** PROBLEM STATEMENT **
Only the pictures are omitted; repeat all other data exactly.

** INFORMATION PROVIDED **
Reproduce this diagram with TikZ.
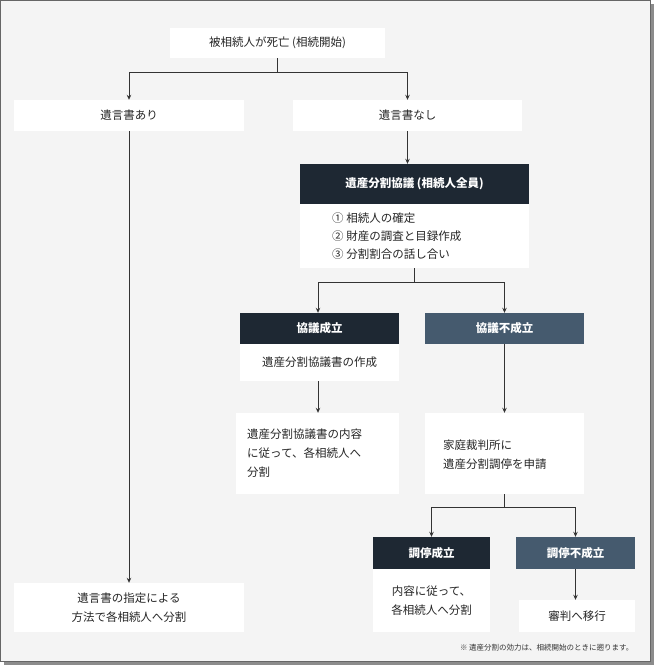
\documentclass[tikz,border=0pt]{standalone}
\usepackage{fontspec}
\setmainfont{Noto Sans CJK JP}
\usetikzlibrary{arrows.meta}
\definecolor{bg}{HTML}{F4F4F4}
\definecolor{dark}{HTML}{1E2833}
\definecolor{slate}{HTML}{455A6E}
\definecolor{ln}{HTML}{333333}
\begin{document}
\begin{tikzpicture}[x=1pt,y=-1pt,
  wbox/.style={fill=white,draw=none,inner sep=0pt,font=\fontsize{11.5}{19}\selectfont,text=black!85},
  dbox/.style={fill=dark,draw=none,text=white,font=\fontsize{11.5}{14}\selectfont\bfseries},
  sbox/.style={fill=slate,draw=none,text=white,font=\fontsize{11.5}{14}\selectfont\bfseries},
  arr/.style={draw=ln,line width=0.9pt,-{Stealth[length=5pt,width=4.5pt]}},
  ln/.style={draw=ln,line width=0.9pt}]
\useasboundingbox (0,0) rectangle (654,665);
\fill[black!45] (4,4) rectangle (654,665);
\fill[bg,draw=black!60,line width=0.8pt] (0.5,0.5) rectangle (650,661);
% boxes
\node[wbox,minimum width=215,minimum height=30] (top) at (277.5,43) {被相続人が死亡 (相続開始)};
\node[wbox,minimum width=230,minimum height=31] (yes) at (129,115.5) {遺言書あり};
\node[wbox,minimum width=229,minimum height=31] (no) at (407.5,115.5) {遺言書なし};
\node[dbox,minimum width=229,minimum height=40] (kyo) at (414.5,184) {遺産分割協議 (相続人全員)};
\node[wbox,minimum width=229,minimum height=64] (kyob) at (414.5,236) {};
\node[wbox,anchor=west,align=left,font=\fontsize{11.5}{18}\selectfont] (kyot) at (332,236) {① 相続人の確定\\② 財産の調査と目録作成\\③ 分割割合の話し合い};
\node[dbox,minimum width=159,minimum height=31] (s1) at (319.5,328.5) {協議成立};
\node[wbox,minimum width=159,minimum height=37] (s1b) at (319.5,362.5) {遺産分割協議書の作成};
\node[wbox,minimum width=163,minimum height=81] (s2) at (317.5,453.5) {};
\node[wbox,anchor=west,align=left] (s2t) at (247,453.5) {遺産分割協議書の内容\\に従って、各相続人へ\\分割};
\node[sbox,minimum width=159,minimum height=31] (f1) at (504.5,328.5) {協議不成立};
\node[wbox,minimum width=159,minimum height=81] (f2) at (504.5,453.5) {};
\node[wbox,anchor=west,align=left] (f2t) at (443,455) {家庭裁判所に\\遺産分割調停を申請};
\node[dbox,minimum width=117,minimum height=32] (c1) at (431.5,553) {調停成立};
\node[wbox,minimum width=117,minimum height=63,align=center] (c1b) at (431.5,600.5) {内容に従って、\\各相続人へ分割};
\node[sbox,minimum width=119,minimum height=32] (c2) at (575.5,553) {調停不成立};
\node[wbox,minimum width=116,minimum height=32] (c3) at (577,616) {審判へ移行};
\node[wbox,minimum width=230,minimum height=49,align=center] (w) at (129,607.5) {遺言書の指定による\\方法で各相続人へ分割};
\node[anchor=east,font=\fontsize{7.5}{9}\selectfont,text=black!80] (note) at (637,648) {※ 遺産分割の効力は、相続開始のときに遡ります。};
% connectors
\coordinate (j1) at (277.5,72);
\draw[ln] (top.south) -- (j1);
\draw[arr] (j1) -| (yes.north);
\draw[arr] (j1) -| (no.north);
\draw[arr] (no.south) -- (kyo.north-|no.south);
\coordinate (j2) at (414.5,282);
\draw[ln] (kyob.south) -- (j2);
\draw[arr] (j2) -| ([xshift=-1.5]s1.north);
\draw[arr] (j2) -| (f1.north);
\draw[arr] ([xshift=-1.5]s1b.south) -- ([xshift=0.5]s2.north);
\draw[arr] (f1.south) -- (f2.north);
\coordinate (j3) at (504.5,507);
\draw[ln] (f2.south) -- (j3);
\draw[arr] (j3) -| (c1.north);
\draw[arr] (j3) -| (c2.north);
\draw[arr] (c2.south) -- (c3.north-|c2.south);
\draw[arr] (yes.south) -- (w.north);
\end{tikzpicture}
\end{document}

** COMPLETED EXERCISE **
Reproduce this diagram with TikZ.
\documentclass[tikz,border=0pt]{standalone}
\usepackage{fontspec}
\setmainfont{Noto Sans CJK JP}
\usetikzlibrary{arrows.meta}
\definecolor{bg}{HTML}{F4F4F4}
\definecolor{dark}{HTML}{1E2833}
\definecolor{slate}{HTML}{455A6E}
\definecolor{ln}{HTML}{333333}
\begin{document}
\begin{tikzpicture}[x=1pt,y=-1pt,
  wbox/.style={fill=white,draw=none,inner sep=0pt,font=\fontsize{11.5}{19}\selectfont,text=black!85},
  dbox/.style={fill=dark,draw=none,text=white,font=\fontsize{11.5}{14}\selectfont\bfseries},
  sbox/.style={fill=slate,draw=none,text=white,font=\fontsize{11.5}{14}\selectfont\bfseries},
  arr/.style={draw=ln,line width=0.9pt,-{Stealth[length=5pt,width=4.5pt]}},
  ln/.style={draw=ln,line width=0.9pt}]
\useasboundingbox (0,0) rectangle (654,665);
\fill[black!45] (4,4) rectangle (654,665);
\fill[bg,draw=black!60,line width=0.8pt] (0.5,0.5) rectangle (650,661);
% boxes
\node[wbox,minimum width=215,minimum height=30] (top) at (277.5,43) {被相続人が死亡 (相続開始)};
\node[wbox,minimum width=230,minimum height=31] (yes) at (129,115.5) {遺言書あり};
\node[wbox,minimum width=229,minimum height=31] (no) at (407.5,115.5) {遺言書なし};
\node[dbox,minimum width=229,minimum height=40] (kyo) at (414.5,184) {遺産分割協議 (相続人全員)};
\node[wbox,minimum width=229,minimum height=64] (kyob) at (414.5,236) {};
\node[wbox,anchor=west,align=left,font=\fontsize{11.5}{18}\selectfont] (kyot) at (332,236) {① 相続人の確定\\② 財産の調査と目録作成\\③ 分割割合の話し合い};
\node[dbox,minimum width=159,minimum height=31] (s1) at (319.5,328.5) {協議成立};
\node[wbox,minimum width=159,minimum height=37] (s1b) at (319.5,362.5) {遺産分割協議書の作成};
\node[wbox,minimum width=163,minimum height=81] (s2) at (317.5,453.5) {};
\node[wbox,anchor=west,align=left] (s2t) at (247,453.5) {遺産分割協議書の内容\\に従って、各相続人へ\\分割};
\node[sbox,minimum width=159,minimum height=31] (f1) at (504.5,328.5) {協議不成立};
\node[wbox,minimum width=159,minimum height=81] (f2) at (504.5,453.5) {};
\node[wbox,anchor=west,align=left] (f2t) at (443,455) {家庭裁判所に\\遺産分割調停を申請};
\node[dbox,minimum width=117,minimum height=32] (c1) at (431.5,553) {調停成立};
\node[wbox,minimum width=117,minimum height=63,align=center] (c1b) at (431.5,600.5) {内容に従って、\\各相続人へ分割};
\node[sbox,minimum width=119,minimum height=32] (c2) at (575.5,553) {調停不成立};
\node[wbox,minimum width=116,minimum height=32] (c3) at (577,616) {審判へ移行};
\node[wbox,minimum width=230,minimum height=49,align=center] (w) at (129,607.5) {遺言書の指定による\\方法で各相続人へ分割};
\node[anchor=east,font=\fontsize{7.5}{9}\selectfont,text=black!80] (note) at (637,648) {※ 遺産分割の効力は、相続開始のときに遡ります。};
% connectors
\coordinate (j1) at (277.5,72);
\draw[ln] (top.south) -- (j1);
\draw[arr] (j1) -| (yes.north);
\draw[arr] (j1) -| (no.north);
\draw[arr] (no.south) -- (kyo.north-|no.south);
\coordinate (j2) at (414.5,282);
\draw[ln] (kyob.south) -- (j2);
\draw[arr] (j2) -| ([xshift=-1.5]s1.north);
\draw[arr] (j2) -| (f1.north);
\draw[arr] ([xshift=-1.5]s1b.south) -- ([xshift=0.5]s2.north);
\draw[arr] (f1.south) -- (f2.north);
\coordinate (j3) at (504.5,507);
\draw[ln] (f2.south) -- (j3);
\draw[arr] (j3) -| (c1.north);
\draw[arr] (j3) -| (c2.north);
\draw[arr] (c2.south) -- (c3.north-|c2.south);
\draw[arr] (yes.south) -- (w.north);
\end{tikzpicture}
\end{document}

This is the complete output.